▸ **SET PROBLEM**: Leave the pictures out. Return all other data exactly.

▸ **DATA SECTION**:
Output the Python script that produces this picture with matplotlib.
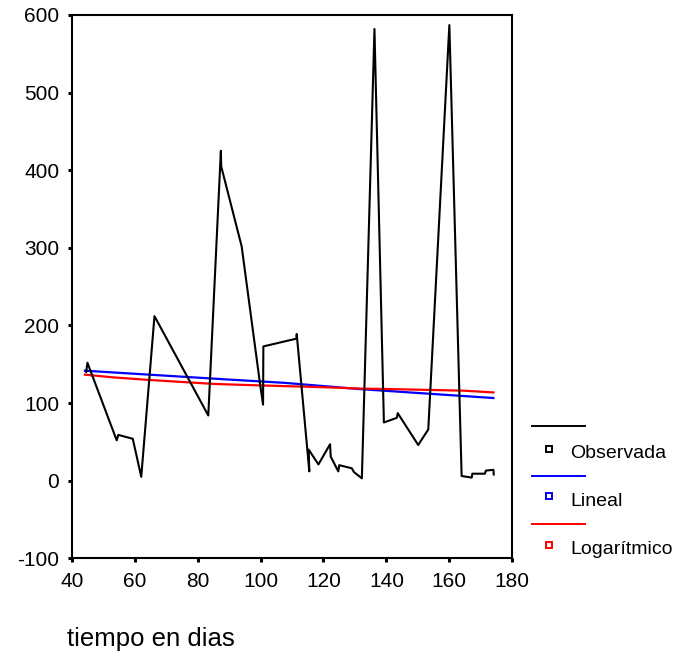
import matplotlib
matplotlib.use("Agg")
import matplotlib.pyplot as plt
from matplotlib.lines import Line2D

plt.rcParams['font.family'] = ['Liberation Sans', 'DejaVu Sans']
plt.rcParams['axes.unicode_minus'] = False

# Observed series: day vs value
obs_days = [44.6, 45.0, 54.3, 54.8, 59.4, 62.1, 66.3, 83.4, 87.4, 87.5, 94.0,
            99.8, 100.8, 100.9, 111.4, 111.5, 115.5, 115.3, 118.4, 122.1, 122.3,
            124.7, 125.0, 129.0, 129.7, 132.2, 136.2, 139.2, 143.3, 143.6,
            150.1, 153.3, 160.0, 163.9, 167.1, 167.3, 171.3, 171.6, 174.0, 174.1]
obs_vals = [140, 152, 52, 59, 54, 5, 212, 84, 425, 405, 302,
            126, 98, 173, 183, 189, 12, 40, 21, 47, 31,
            12, 20, 16, 11, 3, 582, 75, 81, 87,
            46, 66, 587, 6, 4, 9, 9, 13, 14, 8]

# Linear fit values along the time axis
lin_days = [44.2, 87.1, 107.8, 131.6, 174.0]
lin_vals = [141.7, 131.0, 126.0, 118.0, 106.5]

# Logarithmic fit values along the time axis
log_days = [44.2, 53.2, 64.9, 85.5, 99.3, 117.9, 132.2, 139.0, 164.4, 174.0]
log_vals = [136.6, 133.1, 129.7, 124.6, 122.8, 120.7, 118.6, 118.2, 116.0, 113.7]

x_ticks = [40, 60, 80, 100, 120, 140, 160, 180]
y_ticks = [-100, 0, 100, 200, 300, 400, 500, 600]

legend_labels = ['Observada', 'Lineal', 'Logarítmico']
legend_colors = ['black', '#0000ff', '#ff0000']

W, H = 689, 652
fig = plt.figure(figsize=(W / 100, H / 100), dpi=100)
ax = fig.add_axes([71.7 / W, 1 - 558.3 / H, (512.3 - 71.7) / W, (558.3 - 15) / H])

ax.plot(lin_days, lin_vals, color='#0000ff', lw=1.6, zorder=2)
ax.plot(log_days, log_vals, color='#ff0000', lw=1.6, zorder=3)
ax.plot(obs_days, obs_vals, color='black', lw=1.5, zorder=4)

ax.set_xlim(40, 180)
ax.set_ylim(-100, 600)
ax.set_xticks(x_ticks)
ax.set_yticks(y_ticks)
ax.tick_params(axis='both', direction='out', length=3, width=2.2,
               labelsize=15, pad=6, color='black')
ax.tick_params(axis='x', pad=7)
for s in ax.spines.values():
    s.set_linewidth(1.5)
    s.set_color('black')

# Legend drawn in figure coordinates: line sample above each marker + label
line_y = [426, 475.7, 524.3]
box_y = [448.5, 496, 544.5]
text_y = [453, 501, 549]
for lbl, col, ly, by, ty in zip(legend_labels, legend_colors, line_y, box_y, text_y):
    fig.add_artist(Line2D([531.7 / W, 585 / W], [1 - ly / H, 1 - ly / H],
                          color=col, lw=1.4, transform=fig.transFigure))
    fig.add_artist(Line2D([549 / W], [1 - by / H], marker='s', markersize=4.5,
                          markerfacecolor='white', markeredgecolor=col,
                          markeredgewidth=1.4, linestyle='none',
                          transform=fig.transFigure))
    fig.text(570 / W, 1 - ty / H, lbl, fontsize=14, ha='left', va='center')

fig.text(67 / W, 1 - 639 / H, 'tiempo en dias', fontsize=18.5, ha='left', va='center')

fig.savefig('out.png', dpi=100)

▸ **SOLUTION FOR THIS PROBLEM**:
Output the Python script that produces this picture with matplotlib.
import matplotlib
matplotlib.use("Agg")
import matplotlib.pyplot as plt
from matplotlib.lines import Line2D

plt.rcParams['font.family'] = ['Liberation Sans', 'DejaVu Sans']
plt.rcParams['axes.unicode_minus'] = False

# Observed series: day vs value
obs_days = [44.6, 45.0, 54.3, 54.8, 59.4, 62.1, 66.3, 83.4, 87.4, 87.5, 94.0,
            99.8, 100.8, 100.9, 111.4, 111.5, 115.5, 115.3, 118.4, 122.1, 122.3,
            124.7, 125.0, 129.0, 129.7, 132.2, 136.2, 139.2, 143.3, 143.6,
            150.1, 153.3, 160.0, 163.9, 167.1, 167.3, 171.3, 171.6, 174.0, 174.1]
obs_vals = [140, 152, 52, 59, 54, 5, 212, 84, 425, 405, 302,
            126, 98, 173, 183, 189, 12, 40, 21, 47, 31,
            12, 20, 16, 11, 3, 582, 75, 81, 87,
            46, 66, 587, 6, 4, 9, 9, 13, 14, 8]

# Linear fit values along the time axis
lin_days = [44.2, 87.1, 107.8, 131.6, 174.0]
lin_vals = [141.7, 131.0, 126.0, 118.0, 106.5]

# Logarithmic fit values along the time axis
log_days = [44.2, 53.2, 64.9, 85.5, 99.3, 117.9, 132.2, 139.0, 164.4, 174.0]
log_vals = [136.6, 133.1, 129.7, 124.6, 122.8, 120.7, 118.6, 118.2, 116.0, 113.7]

x_ticks = [40, 60, 80, 100, 120, 140, 160, 180]
y_ticks = [-100, 0, 100, 200, 300, 400, 500, 600]

legend_labels = ['Observada', 'Lineal', 'Logarítmico']
legend_colors = ['black', '#0000ff', '#ff0000']

W, H = 689, 652
fig = plt.figure(figsize=(W / 100, H / 100), dpi=100)
ax = fig.add_axes([71.7 / W, 1 - 558.3 / H, (512.3 - 71.7) / W, (558.3 - 15) / H])

ax.plot(lin_days, lin_vals, color='#0000ff', lw=1.6, zorder=2)
ax.plot(log_days, log_vals, color='#ff0000', lw=1.6, zorder=3)
ax.plot(obs_days, obs_vals, color='black', lw=1.5, zorder=4)

ax.set_xlim(40, 180)
ax.set_ylim(-100, 600)
ax.set_xticks(x_ticks)
ax.set_yticks(y_ticks)
ax.tick_params(axis='both', direction='out', length=3, width=2.2,
               labelsize=15, pad=6, color='black')
ax.tick_params(axis='x', pad=7)
for s in ax.spines.values():
    s.set_linewidth(1.5)
    s.set_color('black')

# Legend drawn in figure coordinates: line sample above each marker + label
line_y = [426, 475.7, 524.3]
box_y = [448.5, 496, 544.5]
text_y = [453, 501, 549]
for lbl, col, ly, by, ty in zip(legend_labels, legend_colors, line_y, box_y, text_y):
    fig.add_artist(Line2D([531.7 / W, 585 / W], [1 - ly / H, 1 - ly / H],
                          color=col, lw=1.4, transform=fig.transFigure))
    fig.add_artist(Line2D([549 / W], [1 - by / H], marker='s', markersize=4.5,
                          markerfacecolor='white', markeredgecolor=col,
                          markeredgewidth=1.4, linestyle='none',
                          transform=fig.transFigure))
    fig.text(570 / W, 1 - ty / H, lbl, fontsize=14, ha='left', va='center')

fig.text(67 / W, 1 - 639 / H, 'tiempo en dias', fontsize=18.5, ha='left', va='center')

fig.savefig('out.png', dpi=100)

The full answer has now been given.